Whatever the theme is, what matters is that as soon as you see these things you know you’re watching theatre, you are in the magic circle².
You can just sit back and exist in a world where a large ornate key is haunted, a woman can be levitated from a stone altar, and a human being still owns a tea chest.

For an fantastical magician
Real magic uses special magical objects to create theatre.

Natural
Of course you can’t pull out a tea chest, or to use its real name, a sucker sliding die box, at a restaurant table. Maybe you could get away with a silk but ideally if you want to do magic in the real world, you want to do it with real objects.
Natural magicians use their keys, their wallets, borrowed objects, items on the table like a salt shaker or a paper napkin. Cigarettes, candy, paper cups, pens.
Sure sometimes natural magicians will have special props for doing magic, but they will be props that exist outside of magic. A deck of cards could be for poker, balloons are sold in party shops.
One of the most amusing ways I’ve seen this applied is the number of tricks once done with string or cord being done instead with nice white headphone cords such as those popularised by Apple, an innovation in magic that came about 2 years before the introduction of airpods and the removal of headphone sockets from most mobile phones.
Natural magic has to move fast to keep up. Props that were once natural, like cigarette cases, pocket watches, or silk scarves, are now sufficiently anachronistic that they have become fantastical.
There’s an increasing hunger for natural magic, as magicians such as Paul Zenon, David Blaine, Dynamo and Troy took television magic away from studios and out into the streets, with an aesthetic more akin to a hidden camera show, meaning every prop has to fit in to the world invisibly.

For a natural magician
Real magic can be performed anywhere using every day items.

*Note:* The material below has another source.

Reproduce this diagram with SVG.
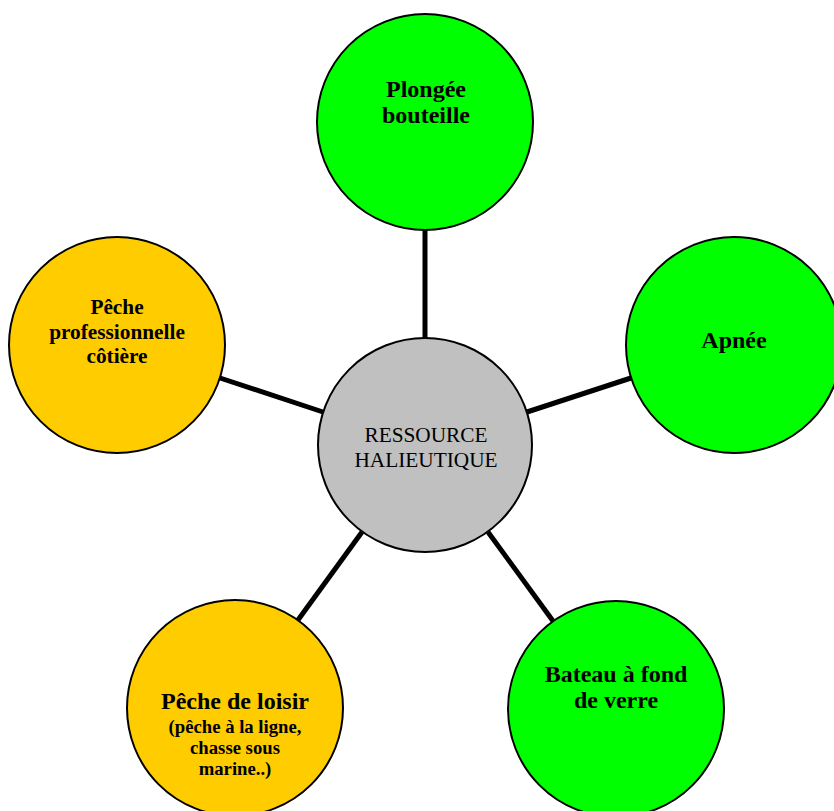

If these three axes are placed on three perpendicular edges of a cube, I’d argue that every magic routine and effect can be placed somewhere inside that cube, like a 3D political alignment chart, and by averaging out the kinds of effects a given magician performs, they can be placed on that alignment chart as well.

Which I am going to do in part 2 of this article.

Watch this space.


¹ The Witch, for those who don’t know, was a magic act on Britain’s Got Talent. I hesitate to call The Witch a magician any more than I would call The Phantom, another act from the same year, a magician. Each of these acts had several creative minds involved in both the writing and performance, and it would have been nice to see acts focusing on the overall effect above their personal brand, were it not for… well… actually that’s a topic for another time.

² the magic circle of theatre, not the London based magic club. The magic circle in theatrical terms is a demarcated space in which the normal rules do not apply, a fictional space in which you can suspend disbelief and enjoy the show without worrying that the person who just got stabbed is actually dead because this is a performance of Macbeth and that actor is ‘stabbed’ 8 times a week. It’s not real.